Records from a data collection
<<<<
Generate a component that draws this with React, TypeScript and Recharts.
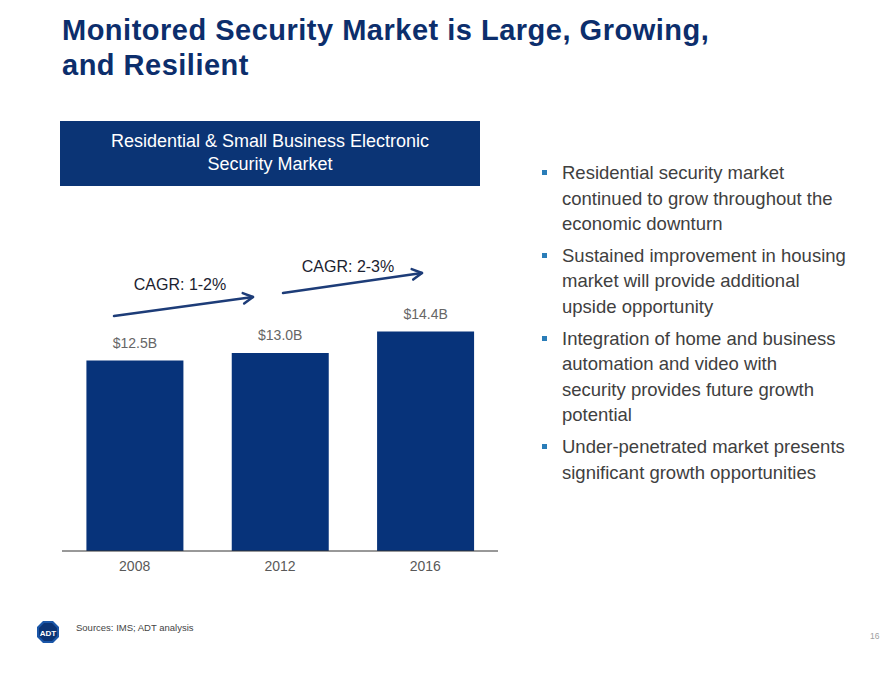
import { BarChart, Bar, XAxis, YAxis, LabelList } from "recharts";

const years = ["2008", "2012", "2016"];
const marketSize = [12.5, 13.0, 14.4];
const valueLabels = ["$12.5B", "$13.0B", "$14.4B"];
const cagrLabels = ["CAGR: 1-2%", "CAGR: 2-3%"];
const bullets = [
  ["Residential security market", "continued to grow throughout the", "economic downturn"],
  ["Sustained improvement in housing", "market will provide additional", "upside opportunity"],
  [
    "Integration of home and business",
    "automation and video with",
    "security provides future growth",
    "potential",
  ],
  ["Under-penetrated market presents", "significant growth opportunities"],
];

const chartData = years.map((year, i) => ({
  year,
  size: marketSize[i],
  label: valueLabels[i],
}));

const NAVY = "#07337a";
const SANS = '"Liberation Sans", Arial, sans-serif';

// annotation arrows (page pixels)
const arrows = [
  { x1: 114, y1: 316, x2: 253, y2: 297 },
  { x1: 283, y1: 293, x2: 422, y2: 273 },
];

function arrowHead(a: { x1: number; y1: number; x2: number; y2: number }) {
  const ang = Math.atan2(a.y2 - a.y1, a.x2 - a.x1);
  const len = 11;
  const spread = 0.5;
  const p1 = [a.x2 - len * Math.cos(ang - spread), a.y2 - len * Math.sin(ang - spread)];
  const p2 = [a.x2 - len * Math.cos(ang + spread), a.y2 - len * Math.sin(ang + spread)];
  return `${p1[0]},${p1[1]} ${a.x2},${a.y2} ${p2[0]},${p2[1]}`;
}

export default function App() {
  return (
    <div
      style={{
        position: "absolute",
        left: 0,
        top: 0,
        width: 889,
        height: 686,
        background: "#fff",
        fontFamily: SANS,
        overflow: "hidden",
      }}
    >
      <div
        style={{
          position: "absolute",
          left: 62,
          top: 13,
          fontSize: 29,
          fontWeight: 700,
          letterSpacing: 0.5,
          lineHeight: "35px",
          color: "#0c2e6c",
        }}
      >
        Monitored Security Market is Large, Growing,
        <br />
        and Resilient
      </div>

      <div
        style={{
          position: "absolute",
          left: 60,
          top: 121,
          width: 420,
          height: 65,
          background: "#0b3475",
          color: "#fff",
          fontSize: 18,
          lineHeight: "23px",
          textAlign: "center",
          paddingTop: 9,
          boxSizing: "border-box",
        }}
      >
        Residential &amp; Small Business Electronic
        <br />
        Security Market
      </div>

      <div style={{ position: "absolute", left: 62, top: 292 }}>
        <BarChart
          width={436}
          height={289}
          data={chartData}
          margin={{ top: 0, right: 0, bottom: 0, left: 0 }}
          barCategoryGap="16.8%"
        >
          <XAxis
            dataKey="year"
            height={30}
            tickLine={false}
            axisLine={{ stroke: "#333", strokeWidth: 1 }}
            tickMargin={4}
            tick={{ fill: "#595959", fontSize: 14, fontFamily: SANS }}
          />
          <YAxis hide domain={[0, 17]} />
          <Bar dataKey="size" fill={NAVY} isAnimationActive={false}>
            <LabelList
              dataKey="label"
              position="top"
              offset={13}
              fill="#666"
              fontSize={14}
              fontFamily={SANS}
            />
          </Bar>
        </BarChart>
      </div>

      <svg
        width={889}
        height={686}
        style={{ position: "absolute", left: 0, top: 0, pointerEvents: "none" }}
      >
        {arrows.map((a, i) => (
          <g key={i} stroke="#1d3c78" strokeWidth={2.5} fill="none" strokeLinecap="round">
            <line x1={a.x1} y1={a.y1} x2={a.x2} y2={a.y2} />
            <polyline points={arrowHead(a)} strokeLinejoin="round" />
          </g>
        ))}
        <text x={180} y={290} textAnchor="middle" fontSize={16} fill="#1b2230" fontFamily={SANS}>
          {cagrLabels[0]}
        </text>
        <text x={348} y={272} textAnchor="middle" fontSize={16} fill="#1b2230" fontFamily={SANS}>
          {cagrLabels[1]}
        </text>
      </svg>

      <div style={{ position: "absolute", left: 544, top: 160, width: 330 }}>
        {bullets.map((lines, i) => (
          <div key={i} style={{ position: "relative", marginBottom: 6 }}>
            <div
              style={{
                position: "absolute",
                left: -2,
                top: 10,
                width: 5,
                height: 5,
                background: "#2a7db8",
              }}
            />
            <div
              style={{
                marginLeft: 18,
                fontSize: 18.5,
                lineHeight: "25.6px",
                color: "#404040",
                whiteSpace: "nowrap",
              }}
            >
              {lines.map((l, j) => (
                <div key={j}>{l}</div>
              ))}
            </div>
          </div>
        ))}
      </div>

      <svg width={24} height={24} style={{ position: "absolute", left: 36, top: 620 }}>
        <polygon points="7,1 17,1 23,7 23,17 17,23 7,23 1,17 1,7" fill="#1a56a8" />
        <polygon points="8,3 16,3 21,8 21,16 16,21 8,21 3,16 3,8" fill="#0b3475" />
        <text x={12} y={15.5} textAnchor="middle" fontSize={8} fontWeight={700} fill="#fff" fontFamily={SANS}>
          ADT
        </text>
      </svg>
      <div
        style={{
          position: "absolute",
          left: 76,
          top: 622,
          fontSize: 9.5,
          color: "#444",
        }}
      >
        Sources: IMS; ADT analysis
      </div>
      <div
        style={{
          position: "absolute",
          left: 870,
          top: 631,
          fontSize: 8.5,
          color: "#a0a0a0",
        }}
      >
        16
      </div>
    </div>
  );
}
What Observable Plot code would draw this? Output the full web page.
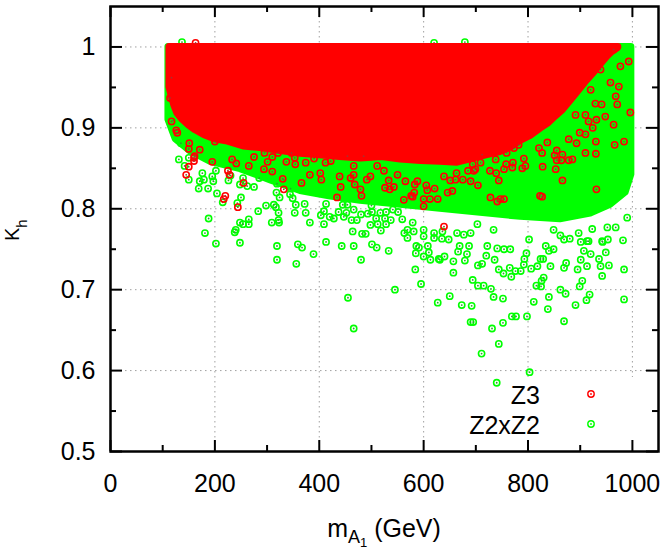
<!DOCTYPE html>
<html><head><meta charset="utf-8">
<script src="https://cdn.jsdelivr.net/npm/d3@7"></script>
<script src="https://cdn.jsdelivr.net/npm/@observablehq/plot@0.6"></script>
<style>body{margin:0;background:#fff} svg{display:block}</style>
</head><body><div id="chart"></div>
<script>
// ---- axes ----
const xTicks = [0, 200, 400, 600, 800, 1000];
const xMinor = [100, 300, 500, 700, 900];
const yTicks = [0.5, 0.6, 0.7, 0.8, 0.9, 1];
const yTickLabels = ["0.5", "0.6", "0.7", "0.8", "0.9", "1"];
const yMinor = [0.55, 0.65, 0.75, 0.85, 0.95];
const seriesNames = ["Z3", "Z2xZ2"];
const seriesColors = ["#ff0000", "#00ff00"];

// ---- dense (saturated) regions: lower envelope of the point cloud, top at kappa=1 ----
const denseTop = 1.0;
const z3DenseX   = [113, 117, 122, 128, 138, 150, 163, 180, 200, 225, 255, 287, 320, 364, 400, 440, 480, 520, 556, 595, 632, 665, 690, 720, 747, 768, 786, 805, 824, 840, 853, 867, 881, 895, 910, 925, 939, 952, 962, 973];
const z3DenseLow = [0.950, 0.940, 0.928, 0.918, 0.910, 0.903, 0.897, 0.891, 0.886, 0.883, 0.877, 0.875, 0.872, 0.868, 0.866, 0.864, 0.862, 0.864, 0.861, 0.859, 0.858, 0.857, 0.861, 0.866, 0.870, 0.876, 0.884, 0.890, 0.899, 0.906, 0.914, 0.922, 0.933, 0.944, 0.956, 0.967, 0.978, 0.988, 0.994, 0.999];
const z2DenseX   = [111, 125, 153, 192, 249, 307, 364, 422, 479, 556, 632, 709, 786, 862, 920, 958, 987, 998];
const z2DenseLow = [0.910, 0.886, 0.871, 0.858, 0.849, 0.835, 0.822, 0.815, 0.810, 0.805, 0.800, 0.795, 0.790, 0.787, 0.794, 0.805, 0.820, 0.842];

// ---- individual scattered points [mA1, kappa_h] ----
const z2Points = [
[188,0.788],[181,0.770],[202,0.757],[215,0.808],[243,0.807],[248,0.758],[240,0.774],[238,0.771],[248,0.783],[265,0.787],[265,0.781],[254,0.781],[283,0.797],[298,0.804],[309,0.783],[313,0.805],[317,0.802],[322,0.795],[322,0.786],[323,0.783],[319,0.754],[319,0.737],[353,0.795],[355,0.805],[359,0.756],[367,0.752],[356,0.732],[372,0.806],[374,0.795],[382,0.783],[389,0.744],[403,0.792],[409,0.797],[409,0.781],[413,0.759],[413,0.806],[420,0.790],[428,0.788],[437,0.796],[443,0.754],[447,0.790],[452,0.795],[455,0.690],[462,0.786],[464,0.772],[466,0.754],[466,0.652],[472,0.786],[480,0.793],[480,0.737],[482,0.769],[489,0.769],[493,0.794],[501,0.796],[501,0.756],[509,0.788],[510,0.752],[512,0.781],[518,0.773],[526,0.788],[528,0.781],[533,0.748],[537,0.786],[545,0.700],[528,0.796],[541,0.799],[551,0.796],[445,0.805],[454,0.805],[500,0.804],
[563,0.770],[569,0.764],[559,0.787],[579,0.783],[586,0.754],[584,0.725],[595,0.707],[600,0.741],[600,0.766],[610,0.746],[620,0.764],[627,0.684],[631,0.737],[635,0.763],[640,0.741],[648,0.762],[650,0.692],[657,0.735],[657,0.721],[666,0.747],[669,0.754],[673,0.681],[679,0.736],[683,0.744],[687,0.754],[692,0.680],[694,0.712],[690,0.660],[695,0.660],[704,0.730],[704,0.705],[712,0.732],[715,0.705],[711,0.621],[720,0.742],[722,0.754],[729,0.701],[731,0.652],[734,0.691],[736,0.737],[741,0.751],[744,0.725],[744,0.633],[752,0.689],[752,0.659],[753,0.720],[754,0.750],[765,0.727],[768,0.716],[769,0.667],[776,0.723],[777,0.667],[786,0.723],[793,0.738],[797,0.745],[798,0.667],[803,0.598],[806,0.726],[811,0.685],[816,0.705],[818,0.729],[825,0.704],[826,0.711],[830,0.715],[829,0.738],[838,0.676],[840,0.691],[843,0.729],[849,0.750],[862,0.700],[869,0.661],[869,0.727],[872,0.695],[873,0.733],[740,0.585],[891,0.681],[895,0.725],[899,0.704],[901,0.737],[904,0.711],[907,0.748],[912,0.687],[913,0.729],[918,0.694],[920,0.744],[923,0.775],[936,0.738],[939,0.729],[942,0.717],[943,0.759],[953,0.762],[949,0.746],[955,0.730],[982,0.761],[984,0.725],[984,0.688],[990,0.789],[901,0.759],[916,0.760],[869,0.762],[880,0.763],[862,0.767],
[131,0.861],[142,0.853],[150,0.836],[150,0.863],[135,0.881],[169,0.825],[171,0.834],[179,0.836],[176,0.844],[187,0.825],[195,0.840],[197,0.834],[202,0.847],[204,0.819],[226,0.835],[230,0.841],[248,0.830],[250,0.814],[254,0.838],[262,0.828],[275,0.827],[285,0.838],[318,0.820],[324,0.814],[319,0.831],[332,0.836],[344,0.818],[349,0.813],[345,0.825],
[466,0.799],[498,0.780],[585,0.745],[591,0.752],[608,0.754],[613,0.737],[629,0.738],[569,0.774],[581,0.772],[600,0.774],[620,0.770],[636,0.772],[664,0.770],[677,0.768],[690,0.770],[703,0.781],[517,0.795],
[734,0.774],[766,0.750],[792,0.731],[802,0.762],[824,0.738],[834,0.754],[840,0.748],[849,0.774],[897,0.770],[913,0.760],[942,0.760],[968,0.777],[952,0.777],
[137,1.006],[123,0.920],[120,0.909],[128,0.890],[620,1.005],[679,1.006]
];
const z3Points = [
[244,0.802],[217,0.812],[600,0.803],[639,0.778],[562,0.811],[741,0.809],
[117,0.908],[126,0.897],[128,0.894],[150,0.874],[151,0.881],[145,0.842],[150,0.852],[160,0.859],[160,0.863],[171,0.873],[195,0.858],[200,0.883],[225,0.847],[228,0.842],[220,0.816],[255,0.832],[233,0.861],[241,0.856],[265,0.853],[275,0.864],[295,0.869],[294,0.849],[301,0.858],[310,0.864],[310,0.846],[332,0.824],[337,0.858],[321,0.869],[353,0.863],[347,0.869],[330,0.837],
[354,0.855],[366,0.832],[374,0.857],[382,0.842],[402,0.844],[404,0.836],[412,0.857],[434,0.814],[439,0.840],[441,0.827],[460,0.838],[466,0.853],[466,0.842],[468,0.830],[479,0.824],[481,0.816],[491,0.836],[498,0.840],[524,0.847],[526,0.826],[533,0.835],[535,0.824],[543,0.827],[550,0.842],[565,0.834],[576,0.816],[579,0.815],[582,0.820],[588,0.834],[583,0.830],[605,0.829],[607,0.823],[600,0.812],[612,0.812],[621,0.825],[627,0.812],[646,0.820],[651,0.835],[655,0.822],[661,0.836],[675,0.836],[685,0.847],[690,0.834],[699,0.849],[694,0.855],[663,0.844],[639,0.840],[422,0.859],[390,0.862],[454,0.865],[485,0.865],[511,0.853],
[696,0.847],[704,0.829],[728,0.814],[754,0.812],[744,0.835],[727,0.847],[739,0.844],[754,0.849],[758,0.855],[770,0.851],[771,0.857],[789,0.850],[795,0.853],[792,0.862],[823,0.816],[827,0.815],[828,0.852],[853,0.849],[851,0.866],[866,0.835],[855,0.860],[864,0.860],[878,0.860],[885,0.861],[910,0.869],[930,0.868],[930,0.883],[931,0.824],[966,0.879],[984,0.883],[878,0.886],[893,0.881],[899,0.894],[910,0.892],[924,0.900],[964,0.904],[948,0.914],[931,0.910],[916,0.908],[891,0.916],[910,0.916],[996,0.919],[971,0.929],[941,0.929],[929,0.930],[837,0.882],[821,0.875],[827,0.869],[866,0.867],[855,0.872],[773,0.875],[782,0.879],[759,0.869],[738,0.861],[709,0.857],[712,0.867],
[114,0.937],[117,0.962],[161,0.865],[163,1.005],
[964,0.997],[993,0.982],[977,0.976],[958,0.956],[974,0.951],[968,0.939],[939,0.972],[920,0.947],[747,0.812]
];

// ---- build ----
const W = 668, H = 551, mL = 110, mR = 10, mT = 6, mB = 100;
const pw = W - mL - mR, ph = H - mT - mB;
const FONT = "'Liberation Sans', Arial, Helvetica, sans-serif";
const z3Area = z3DenseX.map((x, i) => ({x, y1: z3DenseLow[i], y2: denseTop}));
const z2Area = z2DenseX.map((x, i) => ({x, y1: z2DenseLow[i], y2: denseTop}));
const [red, green] = seriesColors;
const gridStyle = {stroke: "#a0a0a0", strokeOpacity: 1, strokeWidth: 1, strokeDasharray: "1.5,3.5"};

function cloud(area, pts, color, center) {
  return [
    Plot.areaY(area, {x: "x", y1: "y1", y2: "y2", fill: color, stroke: color, strokeWidth: 7, strokeLinejoin: "round"}),
    Plot.dot(pts, {x: d => d[0], y: d => d[1], r: 3.1, stroke: color, strokeWidth: 1.6, fill: "none"}),
    Plot.dot(pts, {x: d => d[0], y: d => d[1], r: 0.9, fill: center, stroke: "none"})
  ];
}

const plot = Plot.plot({
  width: W, height: H,
  marginLeft: mL, marginRight: mR, marginTop: mT, marginBottom: mB,
  style: {fontFamily: FONT, background: "#fff", color: "black"},
  x: {domain: [0, 1050]},
  y: {domain: [0.5, 1.05]},
  marks: [
    Plot.gridX({ticks: xTicks.filter(d => d > 0), ...gridStyle}),
    Plot.gridY({ticks: yTicks.filter(d => d > 0.5), ...gridStyle}),
    ...cloud(z2Area, z2Points, green, "#2e9e2e"),
    ...cloud(z3Area, z3Points, red, "#a83030"),
    // inward ticks, mirrored on all four sides
    Plot.tickX(xTicks, {x: d => d, stroke: "black", strokeWidth: 2, insetTop: ph - 11}),
    Plot.tickX(xTicks, {x: d => d, stroke: "black", strokeWidth: 2, insetBottom: ph - 11}),
    Plot.tickX(xMinor, {x: d => d, stroke: "black", strokeWidth: 2, insetTop: ph - 6}),
    Plot.tickX(xMinor, {x: d => d, stroke: "black", strokeWidth: 2, insetBottom: ph - 6}),
    Plot.tickY(yTicks, {y: d => d, stroke: "black", strokeWidth: 2, insetRight: pw - 12}),
    Plot.tickY(yTicks, {y: d => d, stroke: "black", strokeWidth: 2, insetLeft: pw - 12}),
    Plot.tickY(yMinor, {y: d => d, stroke: "black", strokeWidth: 2, insetRight: pw - 6}),
    Plot.tickY(yMinor, {y: d => d, stroke: "black", strokeWidth: 2, insetLeft: pw - 6}),
    Plot.frame({stroke: "black", strokeWidth: 2.5}),
    Plot.axisX({ticks: xTicks, tickSize: 0, tickPadding: 23, fontSize: 25, label: null, tickFormat: d => String(d)}),
    Plot.axisY({ticks: yTicks, tickSize: 0, tickPadding: 15, fontSize: 25, label: null, tickFormat: d => yTickLabels[yTicks.indexOf(d)]})
  ]
});
document.getElementById("chart").appendChild(plot);

// ---- key box (opaque, hides the grid behind it), legend, axis titles ----
const svg = d3.select(plot);
const yGrid = plot.querySelector('[aria-label="y-grid"]');
if (yGrid) {
  const bg = document.createElementNS("http://www.w3.org/2000/svg", "rect");
  bg.setAttribute("x", 455); bg.setAttribute("y", 377);
  bg.setAttribute("width", 195); bg.setAttribute("height", 72);
  bg.setAttribute("fill", "#fff");
  yGrid.parentNode.insertBefore(bg, yGrid.nextSibling);
}
const legend = svg.append("g").attr("font-family", FONT).attr("font-size", 25).attr("fill", "black");
seriesNames.forEach((name, i) => {
  const yy = 394 + i * 30;
  legend.append("text").attr("x", 540).attr("y", yy + 10).attr("text-anchor", "end").text(name);
  legend.append("circle").attr("cx", 591).attr("cy", yy).attr("r", 3.2)
    .attr("fill", "#fff").attr("stroke", seriesColors[i]).attr("stroke-width", 1.4);
  legend.append("circle").attr("cx", 591).attr("cy", yy).attr("r", 0.9).attr("fill", seriesColors[i]);
});

const xl = svg.append("text").attr("x", 384).attr("y", 537).attr("text-anchor", "middle")
  .attr("font-family", FONT).attr("font-size", 25).attr("fill", "black").style("white-space", "pre");
xl.append("tspan").text("m");
xl.append("tspan").attr("font-size", 18).attr("dy", 6).text("A");
xl.append("tspan").attr("font-size", 13).attr("dy", 4).text("1");
xl.append("tspan").attr("dy", -10).text(" (GeV)");

const yl = svg.append("text").attr("transform", "translate(19,241) rotate(-90)").attr("text-anchor", "start")
  .attr("font-family", FONT).attr("font-size", 20).attr("fill", "black");
yl.append("tspan").text("K");
yl.append("tspan").attr("font-size", 15).attr("dy", 8).text("h");
</script>
</body></html>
>>>>
Restate word for word every line from the top of the entries above to the line with "XAxis, YAxis, LabelList", inclusive, and skip any pictures.

Generate a component that draws this with React, TypeScript and Recharts.
import { BarChart, Bar, XAxis, YAxis, LabelList } from "recharts";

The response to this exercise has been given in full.